SELECT DISTINCT ON (recent_team) recent_team, player_display_name
FROM wr1
ORDER BY recent_team, total DESC
)
SELECT ws.week,
ws.player_display_name,
ws.recent_team,
ws.receiving_yards
FROM weekly_stats ws
JOIN top1 USING (recent_team, player_display_name)
WHERE ws.season = 2024 AND ws.season_type = 'REG'
ORDER BY ws.week, ws.recent_team;
"""
df = pd.read_sql(q, eng)
arsb = df[df['player_display_name'] == 'Amon-Ra St. Brown']
peers = df[df['player_display_name'] != 'Amon-Ra St. Brown']
peer_avg = peers.groupby('week', as_index=False)['receiving_yards'].mean()
LIONS = '#0076B6'
NEUTRAL = '#999999'
fig, ax = plt.subplots(figsize=(9, 5))
ax.plot(arsb['week'], arsb['receiving_yards'], color=LIONS, marker='o',
linewidth=2.5, label='Amon-Ra St. Brown')
ax.plot(peer_avg['week'], peer_avg['receiving_yards'], color=NEUTRAL,
linestyle='--', linewidth=1.5, label='NFC North WR1 avg (GB, MIN, CHI)')
ax.spines['top'].set_visible(False)
ax.spines['right'].set_visible(False)
ax.set_title('ARSB vs NFC North WR1 average — 2024 regular season',
fontsize=13, pad=12)
ax.set_xlabel('Week')
ax.set_ylabel('Receiving yards')
ax.grid(axis='y', linestyle='--', alpha=0.4)
ax.legend(frameon=False, loc='upper left')
fig.text(0.99, 0.01, 'Source: nflverse', ha='right', fontsize=8, color='gray')
plt.tight_layout()
plt.savefig('arsb-vs-nfc-north.png', dpi=150)

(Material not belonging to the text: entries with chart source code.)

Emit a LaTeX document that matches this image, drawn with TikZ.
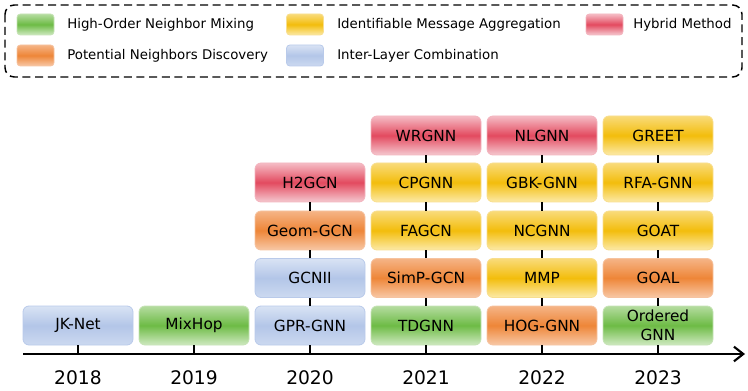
\documentclass[tikz,border=0pt]{standalone}
\usepackage{fontspec}
\setmainfont{DejaVu Sans}
\usetikzlibrary{arrows.meta}
\definecolor{yelT}{HTML}{F9DB7A}
\definecolor{yelM}{HTML}{F3BD0C}
\definecolor{yelB}{HTML}{FCEAA8}
\definecolor{yelD}{HTML}{F8DE8E}
\definecolor{redT}{HTML}{F5BCC5}
\definecolor{redM}{HTML}{E34A5F}
\definecolor{redB}{HTML}{F5C9D0}
\definecolor{redD}{HTML}{F3B4BE}
\definecolor{oraT}{HTML}{F5B486}
\definecolor{oraM}{HTML}{EE8638}
\definecolor{oraB}{HTML}{F8C8A6}
\definecolor{oraD}{HTML}{F6C3A0}
\definecolor{greT}{HTML}{B5DCA0}
\definecolor{greM}{HTML}{6DBB45}
\definecolor{greB}{HTML}{CFE9C1}
\definecolor{greD}{HTML}{C5E3B5}
\definecolor{bluT}{HTML}{D9E3F4}
\definecolor{bluM}{HTML}{B3C6E8}
\definecolor{bluB}{HTML}{CCD9F0}
\definecolor{bluD}{HTML}{B9CAEA}
\tikzset{
  box/.style={rounded corners=4.5pt, minimum width=82.5pt, minimum height=29.25pt,
    inner sep=1pt, align=center, line width=0.6pt, font=\fontsize{11.5}{14}\selectfont},
  swatch/.style={rounded corners=2.5pt, minimum width=27.75pt, minimum height=15.75pt,
    inner sep=0pt, line width=0.6pt},
  yel/.style={draw=yelD, top color=yelT, bottom color=yelB, middle color=yelM},
  red/.style={draw=redD, top color=redT, bottom color=redB, middle color=redM},
  ora/.style={draw=oraD, top color=oraT, bottom color=oraB, middle color=oraM},
  gre/.style={draw=greD, top color=greT, bottom color=greB, middle color=greM},
  blu/.style={draw=bluD, top color=bluT, bottom color=bluB, middle color=bluM},
  legtext/.style={anchor=west, inner sep=0pt, font=\fontsize{10}{12}\selectfont},
  year/.style={font=\fontsize{14}{16}\selectfont, inner sep=0pt},
  link/.style={line width=1.5pt},
  axisline/.style={line width=1.6pt, -{Straight Barb[length=7pt,width=11pt,line width=1.6pt]}},
}
\begin{document}
\begin{tikzpicture}[x=0.75pt, y=-0.75pt]
\useasboundingbox (0,0) rectangle (748,391);
% legend
\draw[dash pattern=on 6pt off 3.5pt, line width=1.1pt, rounded corners=7pt] (5,5) rectangle (742,77);
\node[swatch, gre] (sw1) at (35.5,24.5) {};
\node[legtext] (lt1) at (67,25) {High-Order Neighbor Mixing};
\node[swatch, ora] (sw2) at (35.5,55.5) {};
\node[legtext] (lt2) at (67,56) {Potential Neighbors Discovery};
\node[swatch, yel] (sw3) at (305,24.5) {};
\node[legtext] (lt3) at (337,25) {Identifiable Message Aggregation};
\node[swatch, blu] (sw4) at (305,55.5) {};
\node[legtext] (lt4) at (337,56) {Inter-Layer Combination};
\node[swatch, red] (sw5) at (604.5,24.5) {};
\node[legtext] (lt5) at (633,25) {Hybrid Method};
% axis
\coordinate (axL) at (23,354);
\coordinate (axR) at (745,354);
\draw[axisline] (axL) -- (axR);
% row positions
\def\ra{325.5}\def\rb{278}\def\rc{230.5}\def\rd{182.5}\def\re{135.5}
% 2018
\node[box, blu] (a1) at (78,\ra) {JK-Net};
% 2019
\node[box, gre] (b1) at (194,\ra) {MixHop};
% 2020
\node[box, blu] (c1) at (310,\ra) {GPR-GNN};
\node[box, blu] (c2) at (310,\rb) {GCNII};
\node[box, ora] (c3) at (310,\rc) {Geom-GCN};
\node[box, red] (c4) at (310,\rd) {H2GCN};
% 2021
\node[box, gre] (d1) at (426,\ra) {TDGNN};
\node[box, ora] (d2) at (426,\rb) {SimP-GCN};
\node[box, yel] (d3) at (426,\rc) {FAGCN};
\node[box, yel] (d4) at (426,\rd) {CPGNN};
\node[box, red] (d5) at (426,\re) {WRGNN};
% 2022
\node[box, ora] (e1) at (542,\ra) {HOG-GNN};
\node[box, yel] (e2) at (542,\rb) {MMP};
\node[box, yel] (e3) at (542,\rc) {NCGNN};
\node[box, yel] (e4) at (542,\rd) {GBK-GNN};
\node[box, red] (e5) at (542,\re) {NLGNN};
% 2023
\node[box, gre, font=\fontsize{11.5}{14.5}\selectfont] (f1) at (658,\ra) {Ordered\\GNN};
\node[box, ora] (f2) at (658,\rb) {GOAL};
\node[box, yel] (f3) at (658,\rc) {GOAT};
\node[box, yel] (f4) at (658,\rd) {RFA-GNN};
\node[box, yel] (f5) at (658,\re) {GREET};
% ticks on axis
\coordinate (ta) at (78,354);
\coordinate (tb) at (194,354);
\coordinate (tc) at (310,354);
\coordinate (td) at (426,354);
\coordinate (te) at (542,354);
\coordinate (tf) at (658,354);
\foreach \c in {a,b,c,d,e,f}{\draw[link] (\c1.south) -- (t\c);}
\draw[link] (c1) -- (c2); \draw[link] (c2) -- (c3); \draw[link] (c3) -- (c4);
\foreach \c in {d,e,f}{
  \draw[link] (\c1) -- (\c2); \draw[link] (\c2) -- (\c3);
  \draw[link] (\c3) -- (\c4); \draw[link] (\c4) -- (\c5);
}
% years
\node[year] (y18) at (78,378) {2018};
\node[year] (y19) at (194,378) {2019};
\node[year] (y20) at (310,378) {2020};
\node[year] (y21) at (426,378) {2021};
\node[year] (y22) at (542,378) {2022};
\node[year] (y23) at (658,378) {2023};
\end{tikzpicture}
\end{document}
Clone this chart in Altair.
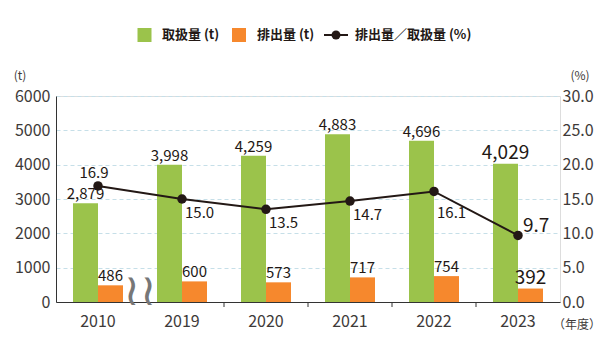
import altair as alt
import pandas as pd

# ---- data ----
years = ["2010", "2019", "2020", "2021", "2022", "2023"]
handled = [2879, 3998, 4259, 4883, 4696, 4029]      # 取扱量 (t)
emitted = [486, 600, 573, 717, 754, 392]            # 排出量 (t)
ratio = [16.9, 15.0, 13.5, 14.7, 16.1, 9.7]         # 排出量／取扱量 (%)
series = ["取扱量 (t)", "排出量 (t)"]
line_name = "排出量／取扱量 (%)"
left_ticks = [0, 1000, 2000, 3000, 4000, 5000, 6000]
right_ticks = [0, 5, 10, 15, 20, 25, 30]
boundary_years = years[2:]

GREEN = "#9bc34b"
ORANGE = "#f6882d"
DARK = "#231815"
AXIS_TXT = "#3e3a39"
GRID = "#c6dfe8"
FONT = "Noto Sans CJK JP"

bars_df = pd.DataFrame({
    "year": years * 2,
    "series": [series[0]] * len(years) + [series[1]] * len(years),
    "value": handled + emitted,
})
line_df = pd.DataFrame({"year": years, "ratio": ratio})
bound_df = pd.DataFrame({"year": boundary_years})
one = pd.DataFrame({"k": [0]})

x_axis = alt.Axis(title=None, labelAngle=0, ticks=False, domainColor="#333",
                  domainWidth=1, labelFontSize=16, labelColor=AXIS_TXT,
                  labelFont=FONT, labelPadding=11, grid=False)
x_scale = alt.Scale(domain=years, paddingInner=0, paddingOuter=0)


def X(**kw):
    return alt.X("year:N", scale=x_scale, axis=x_axis, **kw)


y_left = alt.Y("value:Q", scale=alt.Scale(domain=[0, 6000], nice=False),
               axis=alt.Axis(title=None, values=left_ticks, format="d", ticks=False,
                             tickSize=0, labelPadding=6, domainColor="#333",
                             gridColor=GRID, gridDash=[4, 3], grid=True,
                             labelFontSize=16, labelColor=AXIS_TXT, labelFont=FONT))
x_off = alt.XOffset("series:N", sort=series,
                    scale=alt.Scale(domain=series, paddingInner=0, paddingOuter=0.68))

bars = alt.Chart(bars_df).mark_bar().encode(
    x=X(), xOffset=x_off, y=y_left,
    color=alt.Color("series:N", scale=alt.Scale(domain=series, range=[GREEN, ORANGE]),
                    legend=None),
)
bar_labels = alt.Chart(bars_df).mark_text(baseline="bottom", dy=-1, font=FONT,
                                          color=DARK).encode(
    x=X(), xOffset=x_off, y=y_left,
    text=alt.Text("value:Q", format=","),
    size=alt.condition(alt.datum.year == "2023", alt.value(19), alt.value(15)),
)
ticks = alt.Chart(bound_df).mark_rule(color="#333", strokeWidth=1).encode(
    x=X(bandPosition=0), y=alt.value(206), y2=alt.value(211))


def ann(text, x, y, size=13, align="center", weight="normal", font=FONT,
        color=DARK, angle=0):
    return alt.Chart(one).mark_text(align=align, baseline="middle", fontSize=size,
                                    fontWeight=weight, font=font, color=color,
                                    angle=angle).encode(
        x=alt.value(x), y=alt.value(y), text=alt.value(text))


breaks = [ann("≀≀", 84, 196, size=44, font="DejaVu Sans", color="#777")]
texts = [ann("(t)", -36, -20, size=12, color=AXIS_TXT),
         ann("(%)", 524, -20, size=12, color=AXIS_TXT),
         ann("（年度）", 521, 229, size=12, color=AXIS_TXT)]

# legend
LY = -61
legend = [
    alt.Chart(one).mark_square(size=196, color=GREEN, opacity=1).encode(
        x=alt.value(88.5), y=alt.value(LY)),
    ann(series[0], 106, LY, size=13, align="left", weight="bold"),
    alt.Chart(one).mark_square(size=196, color=ORANGE, opacity=1).encode(
        x=alt.value(183), y=alt.value(LY)),
    ann(series[1], 201, LY, size=13, align="left", weight="bold"),
    alt.Chart(one).mark_rule(color=DARK, strokeWidth=2).encode(
        x=alt.value(268), x2=alt.value(292), y=alt.value(LY)),
    alt.Chart(one).mark_circle(size=80, color=DARK, opacity=1).encode(
        x=alt.value(280), y=alt.value(LY)),
    ann(line_name, 299, LY, size=13, align="left", weight="bold"),
]

left = alt.layer(bars, bar_labels, ticks, *breaks, *texts, *legend)

y_right = alt.Y("ratio:Q", scale=alt.Scale(domain=[0, 30], nice=False),
                axis=alt.Axis(title=None, orient="right", values=right_ticks,
                              format=".1f", ticks=False, tickSize=0, domain=False,
                              grid=False, labelPadding=2, labelFontSize=16,
                              labelColor=AXIS_TXT, labelFont=FONT))

base_line = alt.Chart(line_df).encode(x=X(), y=y_right)
line = base_line.mark_line(color=DARK, strokeWidth=2)
points = base_line.mark_circle(size=90, color=DARK, opacity=1)
lbl = base_line.encode(text=alt.Text("ratio:Q", format=".1f"))
lab_first = lbl.transform_filter(alt.datum.year == years[0]).mark_text(
    align="center", baseline="middle", dx=-4, dy=-13, fontSize=15, font=FONT, color=DARK)
lab_mid = lbl.transform_filter(alt.FieldOneOfPredicate(field="year", oneOf=years[1:4])).mark_text(
    align="left", baseline="middle", dx=3, dy=14, fontSize=15, font=FONT, color=DARK)
lab_2022 = lbl.transform_filter(alt.datum.year == years[4]).mark_text(
    align="left", baseline="middle", dx=3, dy=22, fontSize=15, font=FONT, color=DARK)
lab_last = lbl.transform_filter(alt.datum.year == years[5]).mark_text(
    align="left", baseline="middle", dx=5, dy=-9, fontSize=19, font=FONT, color=DARK)

right = alt.layer(line, points, lab_first, lab_mid, lab_2022, lab_last)

chart = alt.layer(left, right).resolve_scale(y="independent").properties(
    width=504, height=206,
    padding={"left": 56, "top": 96, "right": 50, "bottom": 51},
    autosize=alt.AutoSizeParams(type="none"),
).configure_view(stroke=None).configure(background="white")

chart.save("out.html", embed_options={"renderer": "svg", "actions": False})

That chart answers a question; the default version would just show one line.

Try it

Make a horizontal bar chart of the top 8 NFC North receivers by 2024 total receiving yards. Color Lions players Honolulu Blue, everyone else neutral gray. Sort with the leader on top.

Common mistakes

  • Default palette. Tab-orange and tab-blue everywhere. Pick colors that match your subject.
  • Tiny figures. A 4x3 PNG looks fine in a notebook and unreadable when embedded in a doc. Default to figsize=(8, 5) or larger.
  • Forgetting tight_layout(). Long labels and titles get clipped in the saved PNG even if they look fine on screen.
  • Overloading. Two lines beat five. If you need five, use small multiples (subplots) — one player per panel.
  • No comparison context. A solo line on a chart implies “this is good” or “this is bad” but doesn’t say compared to what. Always have a peer line, a league average, or a prior-year ghost.

Quick check

  1. Which two spines are usually safe to remove?
  2. Why default to figsize=(8, 5) instead of matplotlib’s default?
  3. What’s the one thing a comparison line adds that a solo line cannot?